The first Vermonter to promote the water cure was George Round, who said he found a spring in Clarendon after dreaming of it. Not to overlook the commercial possibilities of his aquifer, Round built a log cabin inn on the spot. Round found the spring in 1776. By 1798, a hotel had replaced the cabin.
Residents of the Northeast Kingdom town of Wheelock knew about, but mostly ignored, the spring in the center of town. When they referred to it at all, they called it the Stinking Spring. But a businessman from Boston took one whiff and smelled profit. This man, Royal Winter, whose name sounds like a body wash, bought the Brick Hotel in town and renamed it the Caledonia Mineral Springs Hotel. He fixed up the place and piped spring water into the rooms.
But the spring was Winter’s downfall. The water quickly lost its sulfur taste. Guests liked their water fetid. The smellier, the stronger the curative powers, they believed. Worse yet, the water corroded the copper pipes in Winter’s hotel.
A few miles east in Brunswick, entrepreneur A.J. Congden bought the town’s six springs and named each one. He called them Iron Spring, Calcium Spring, Magnesium Spring, White Sulphur Spring, Bromine Spring and Arsenic Spring. By administering them in different doses and sequences, he said, he could cure a variety of ailments. The trouble was the water all came from the same source.
Despite the quackery sometimes associated with the water cure, it seems to have helped some patients. Stowe was happy enough with her stay in Brattleboro that her husband soon sought help there, too. And though it didn’t cure Longfellow’s eyes as he’d hoped, he was sure the treatment would have done the trick if he had stayed longer.
In reviewing more than 500 cases he’d treated, Dr. Wesselhoeft included two he couldn’t cure just to show that the treatment didn’t help everyone.
So, what’s to account for the successes of this odd therapy? For one, it got many patients out of the polluted cities where they lived. It forced the wealthy, who were used to eating large amounts of fatty foods, to follow a sparse diet, and to exercise.
Then there was the social aspect. Hydrotherapy was in. Anyone who was anyone found a reason to take the water cure. When not having various forms of water torture inflicted upon them, patients found time for socializing. In fact, Wesselhoeft had to write in his advertisements that his center was for medical treatment, not entertainment. Finally, there was the placebo (or maybe the price-tag) effect. If I’m paying all this money, patients may have thought, the cure has to be doing me some good.

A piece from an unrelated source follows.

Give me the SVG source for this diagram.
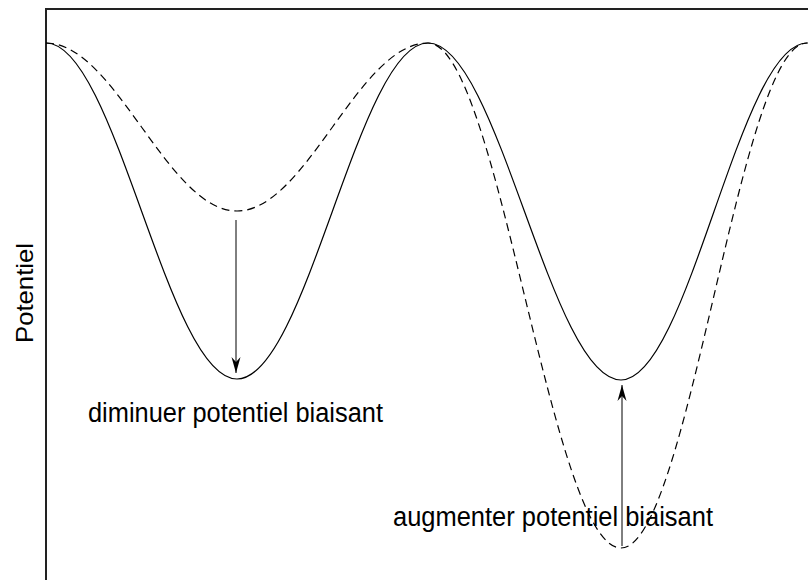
<svg xmlns="http://www.w3.org/2000/svg" width="808" height="580" viewBox="0 0 808 580">
<style>
.frame{fill:none;stroke:#222;stroke-width:2}
.curve{fill:none;stroke:#000;stroke-width:1.2}
.dash{stroke-dasharray:8,5}
.arrow{fill:none;stroke:#000;stroke-width:1}
.lbl{font-family:"Liberation Sans",Arial,sans-serif;fill:#000}
</style>
<defs>
<marker id="ah" markerUnits="userSpaceOnUse" viewBox="0 0 16 10" refX="16" refY="5" markerWidth="16" markerHeight="10" orient="auto">
<path d="M0,0.5 L16,5 L0,9.5 L5,5 z" fill="#000"/>
</marker>
</defs>
<rect id="frame" class="frame" x="46" y="9" width="800" height="600"/>
<g id="curves">
<path id="potential" class="curve" d="M46,43 C115.5,43 167.5,379 237,379 C306.5,379 358.5,43 428,43 C498.2,43 550.8,380 621,380 C688.7,380 739.3,43 807,43 L810,43"/>
<path id="biased" class="curve dash" d="M46,43 C115.5,43 167.5,211 237,211 C306.5,211 358.5,43 428,43 C498.2,43 550.8,548 621,548 C688.7,548 739.3,43 807,43"/>
</g>
<g id="connectors">
<line class="arrow" x1="236" y1="220" x2="236" y2="373" marker-end="url(#ah)"/>
<line class="arrow" x1="622" y1="546" x2="622" y2="385" marker-end="url(#ah)"/>
</g>
<g id="labels">
<text class="lbl" font-size="24" transform="translate(33,293) rotate(-90)" text-anchor="middle" x="0" y="0" textLength="100" lengthAdjust="spacingAndGlyphs">Potentiel</text>
<text class="lbl" font-size="27" x="88" y="422" textLength="295" lengthAdjust="spacingAndGlyphs">diminuer potentiel biaisant</text>
<text class="lbl" font-size="27" x="393" y="526" textLength="320" lengthAdjust="spacingAndGlyphs">augmenter potentiel biaisant</text>
</g>
</svg>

Eventually, like all fads, this one faded. The wealthy began to gravitate toward other pursuits. Their interests gradually turned toward walking, automobiles and water sports — boats, not baths. By the late 19th century, most of Vermont’s water cure centers had closed. Many seem to have closed when their hotels burned, which is ironic considering how much water they had lying about. The spa towns that hung on, notably Woodstock and Manchester, offered guests something more than smelly water, like golf.
Dr. Wesselhoeft and his hydrotherapy institute didn’t live to see the decline. The doctor fell ill in 1851. It couldn’t have helped his business in Vermont that he sought medical help in Germany. Wesselhoeft died the next year. His widow, Ferdinanda, continued to run the institute, but it closed a few years later.